Dans le même temps, la confiance des ménages s’écroule. La variance de l’indice de confiance des ménages américains a ainsi connu des records historiques : de -50 points au troisième trimestre 2009 à +100 points au premier trimestre 2010. L’individu économique d’aujourd’hui est connecté aux marchés et aux médias : son indice de confiance chute quand le marché s’effondre et vice versa. Les phénomènes de contagion ne sont pas nouveaux mais ils sont infiniment plus rapides : la crise de 1929 s’est mondialisée plus de 7 ans après le Krach, la crise pétrolière de 1974 a pris 4 ans à faire sentir ses effets, la crise asiatique a eu une onde de choc dans les deux ans après les premières faillites tandis que la crise des subprimes s’est généralisée en moins de 6 mois et la crise grecque en quelques jours.

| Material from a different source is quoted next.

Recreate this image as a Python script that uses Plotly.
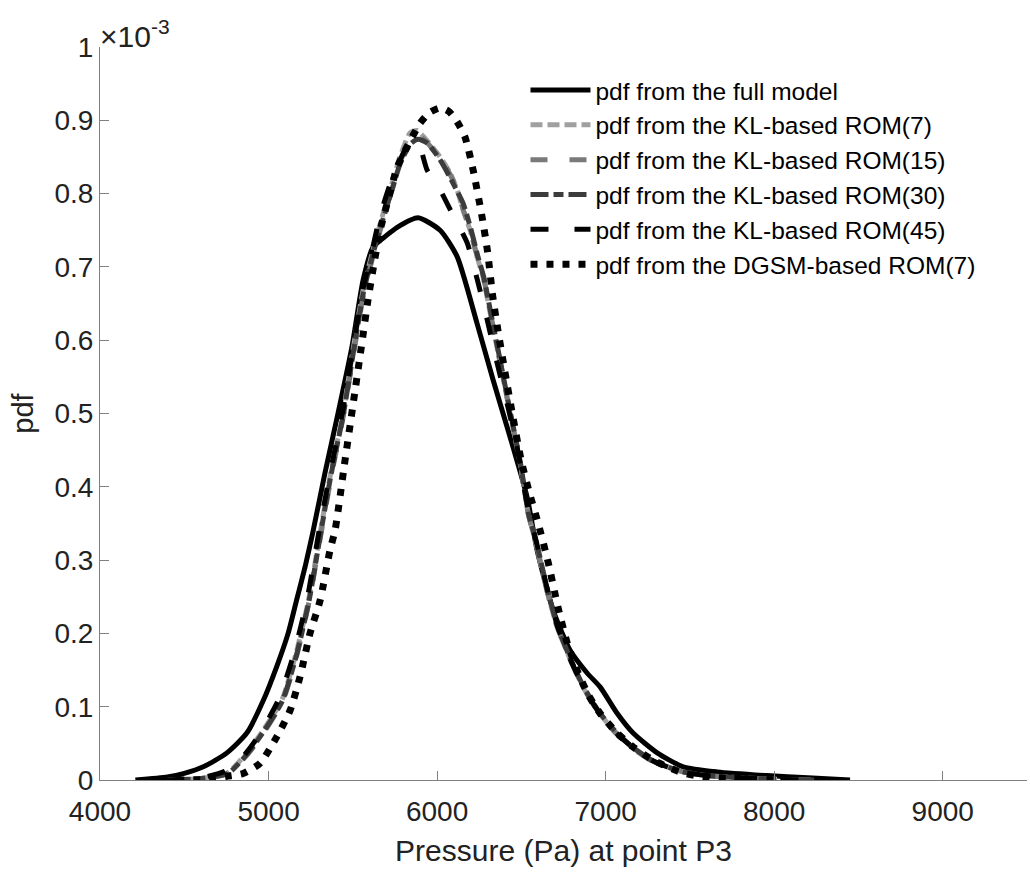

On dirait que les « cygnes noirs », les évènements rarissimes, sont aujourd’hui de plus en plus fréquents. Les statisticiens aiment penser en densité de loi normale : la probabilité d’un évènement est extrêmement faible aux extrémités de la distribution. Et si les évènements « rarissimes » en temps normaux devenaient des « évènements fréquents » aujourd’hui ? La distribution de la loi normale deviendrait plate, l’absurde deviendrait lieu commun. Il semble qu’une certitude demeure, celle de la loi de Murphy : « tout ce qui pourrait mal se passer ne manquera pas de mal se passer ».

L’ouverture des marchés de biens et services, la déréglementation financière des années 1980, et l’augmentation de la vitesse des décisions individuelles ont changé la donne. Nous sommes finalement dans une période où l’individu redevient le centre de tout : le changement technologique permet le développement et la stabilité des réseaux sociaux. Pour Nicholas Christakis, sociologue à Harvard, les caillots émotionnels, la conviction collective et l’opinion publique se forment à une vitesse et gagnent une taille moyenne qui n’a aucune commune mesure avec celles qu’on observait il y a trois ans. Trois ans, c'est-à-dire au début de la crise. La faute à l’explosion des réseaux sociaux comme Twitter. Celui-ci comprend 100 millions d’utilisateurs qui répondent chaque 2 millionième de seconde au fameux slogan « What’s happening ? » sans même qu’on ne puisse évaluer l’impact économique de ces « tweets ».


On revient en fait aux premières leçons d’économie : un marché n’est que la somme de décisions individuelles ; une initiative individuelle a un impact positif ou négatif pour la société dans son ensemble ; le tout l’emporte sur la partie ; un marché représente les normes d’une époque donnée qui sont définies par les parties elles-mêmes. N’en déplaisent aux macro-économistes et aux micro-économistes, les récents changements technologiques nous poussent de plus en plus à étudier l’individu tel qu’il est in vivo pour comprendre les évolutions collectives. Bienvenue chez les nano-économistes.